Code that draws figures.

+--

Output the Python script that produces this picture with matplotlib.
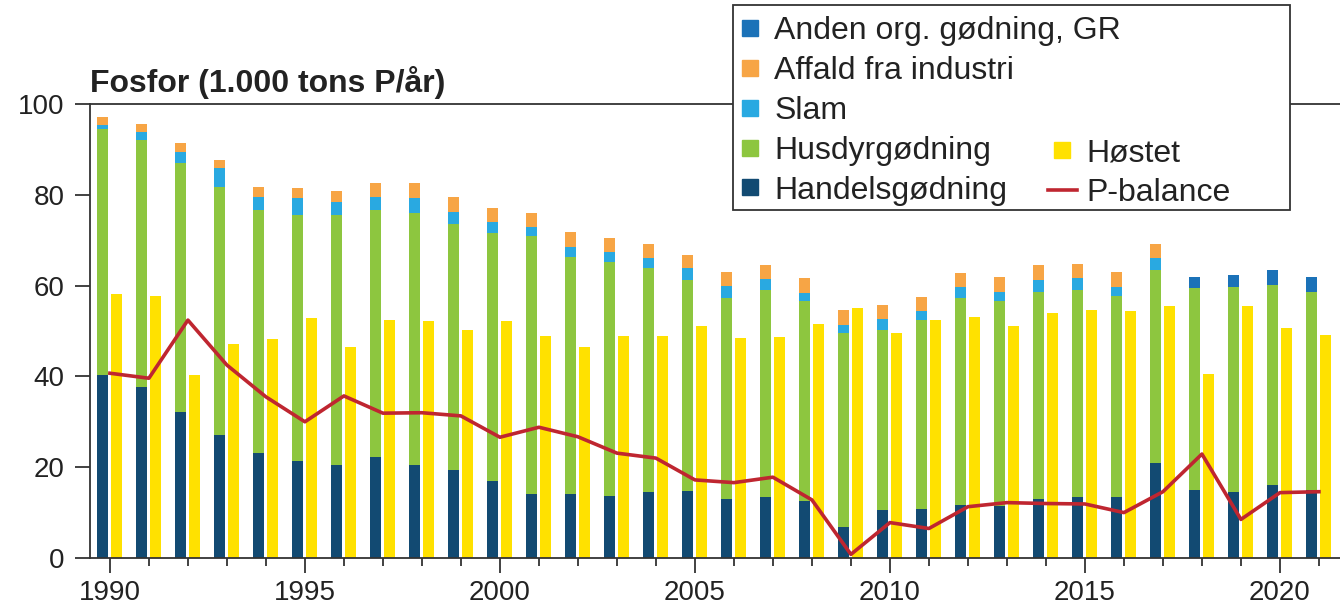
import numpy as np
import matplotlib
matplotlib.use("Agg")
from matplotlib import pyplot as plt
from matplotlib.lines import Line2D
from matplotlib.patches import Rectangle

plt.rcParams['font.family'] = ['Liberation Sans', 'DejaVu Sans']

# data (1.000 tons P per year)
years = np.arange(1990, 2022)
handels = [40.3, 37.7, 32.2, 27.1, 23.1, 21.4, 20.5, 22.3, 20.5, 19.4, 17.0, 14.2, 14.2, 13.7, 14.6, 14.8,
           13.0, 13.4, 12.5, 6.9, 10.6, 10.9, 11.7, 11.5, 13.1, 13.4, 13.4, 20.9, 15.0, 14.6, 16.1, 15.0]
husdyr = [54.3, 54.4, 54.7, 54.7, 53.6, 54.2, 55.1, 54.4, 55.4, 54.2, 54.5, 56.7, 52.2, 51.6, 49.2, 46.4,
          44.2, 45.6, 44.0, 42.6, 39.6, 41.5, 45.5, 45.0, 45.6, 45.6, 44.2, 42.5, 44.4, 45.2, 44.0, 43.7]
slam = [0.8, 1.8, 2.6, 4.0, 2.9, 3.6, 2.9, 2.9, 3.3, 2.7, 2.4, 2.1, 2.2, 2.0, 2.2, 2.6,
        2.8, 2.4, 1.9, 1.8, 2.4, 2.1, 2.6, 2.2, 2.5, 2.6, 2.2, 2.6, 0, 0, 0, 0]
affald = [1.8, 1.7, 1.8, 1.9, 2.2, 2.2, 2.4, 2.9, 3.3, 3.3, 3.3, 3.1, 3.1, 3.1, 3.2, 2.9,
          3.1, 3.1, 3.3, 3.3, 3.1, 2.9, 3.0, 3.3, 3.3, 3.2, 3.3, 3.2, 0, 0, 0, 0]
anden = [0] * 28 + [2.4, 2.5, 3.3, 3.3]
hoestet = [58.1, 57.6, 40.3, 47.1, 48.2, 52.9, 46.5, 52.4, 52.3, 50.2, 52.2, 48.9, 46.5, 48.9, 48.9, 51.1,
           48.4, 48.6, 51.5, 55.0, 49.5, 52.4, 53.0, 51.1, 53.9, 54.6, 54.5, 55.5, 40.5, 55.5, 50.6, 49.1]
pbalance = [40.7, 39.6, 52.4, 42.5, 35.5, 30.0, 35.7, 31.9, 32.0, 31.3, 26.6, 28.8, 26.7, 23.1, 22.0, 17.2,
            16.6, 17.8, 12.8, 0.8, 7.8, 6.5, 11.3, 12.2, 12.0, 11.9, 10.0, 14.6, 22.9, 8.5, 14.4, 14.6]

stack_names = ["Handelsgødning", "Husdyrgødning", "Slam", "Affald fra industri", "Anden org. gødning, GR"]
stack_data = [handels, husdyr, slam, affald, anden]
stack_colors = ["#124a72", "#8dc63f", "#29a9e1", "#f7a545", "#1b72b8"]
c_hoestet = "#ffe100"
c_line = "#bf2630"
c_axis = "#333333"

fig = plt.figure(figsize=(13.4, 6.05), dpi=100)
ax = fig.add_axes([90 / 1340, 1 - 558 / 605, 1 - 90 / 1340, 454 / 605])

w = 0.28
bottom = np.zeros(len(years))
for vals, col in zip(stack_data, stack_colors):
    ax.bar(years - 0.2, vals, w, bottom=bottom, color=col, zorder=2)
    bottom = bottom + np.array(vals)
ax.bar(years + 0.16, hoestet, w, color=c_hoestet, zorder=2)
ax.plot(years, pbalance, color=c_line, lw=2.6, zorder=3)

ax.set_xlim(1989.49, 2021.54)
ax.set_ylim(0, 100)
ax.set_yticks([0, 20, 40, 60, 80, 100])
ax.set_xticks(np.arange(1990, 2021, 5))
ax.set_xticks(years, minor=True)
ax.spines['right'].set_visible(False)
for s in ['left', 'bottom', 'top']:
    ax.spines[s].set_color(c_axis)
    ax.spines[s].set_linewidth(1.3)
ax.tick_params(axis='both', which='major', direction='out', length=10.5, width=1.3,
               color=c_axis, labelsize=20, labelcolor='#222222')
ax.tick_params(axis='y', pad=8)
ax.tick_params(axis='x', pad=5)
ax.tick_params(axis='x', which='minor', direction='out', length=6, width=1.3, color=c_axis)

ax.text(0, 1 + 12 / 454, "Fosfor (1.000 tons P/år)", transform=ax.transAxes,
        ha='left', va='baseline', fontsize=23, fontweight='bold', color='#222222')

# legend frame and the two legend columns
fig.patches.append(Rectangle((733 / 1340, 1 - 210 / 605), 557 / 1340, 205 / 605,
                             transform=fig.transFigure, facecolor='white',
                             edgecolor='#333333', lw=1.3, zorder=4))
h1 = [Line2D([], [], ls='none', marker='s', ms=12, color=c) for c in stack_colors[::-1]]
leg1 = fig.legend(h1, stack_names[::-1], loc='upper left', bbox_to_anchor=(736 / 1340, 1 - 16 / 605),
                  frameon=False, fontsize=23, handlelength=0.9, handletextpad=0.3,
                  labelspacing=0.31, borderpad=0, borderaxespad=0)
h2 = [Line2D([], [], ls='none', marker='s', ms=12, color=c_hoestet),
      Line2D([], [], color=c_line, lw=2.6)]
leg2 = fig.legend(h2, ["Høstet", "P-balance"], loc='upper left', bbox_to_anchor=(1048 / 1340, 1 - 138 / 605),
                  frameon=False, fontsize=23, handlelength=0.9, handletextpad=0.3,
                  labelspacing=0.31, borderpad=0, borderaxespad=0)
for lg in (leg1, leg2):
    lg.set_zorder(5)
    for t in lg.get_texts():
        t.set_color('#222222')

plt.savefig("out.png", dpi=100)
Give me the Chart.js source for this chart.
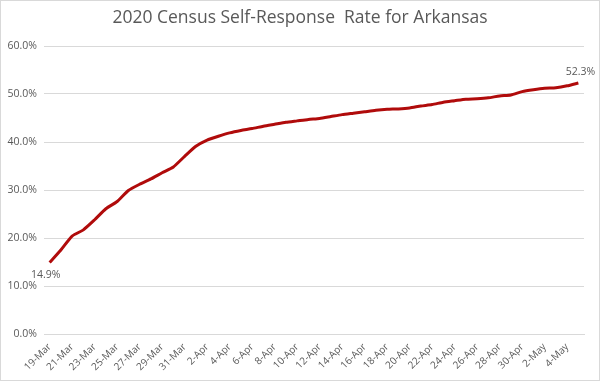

+--

Problem to solve.
Copy, word for word, the entries above from the first line to the line that holds "plt.rcParams['font.family'] = ['Liberation". Drop the pictures.

Task response.
Output the Python script that produces this picture with matplotlib.
import numpy as np
import matplotlib
matplotlib.use("Agg")
from matplotlib import pyplot as plt
from matplotlib.lines import Line2D
from matplotlib.patches import Rectangle

plt.rcParams['font.family'] = ['Liberation Sans', 'DejaVu Sans']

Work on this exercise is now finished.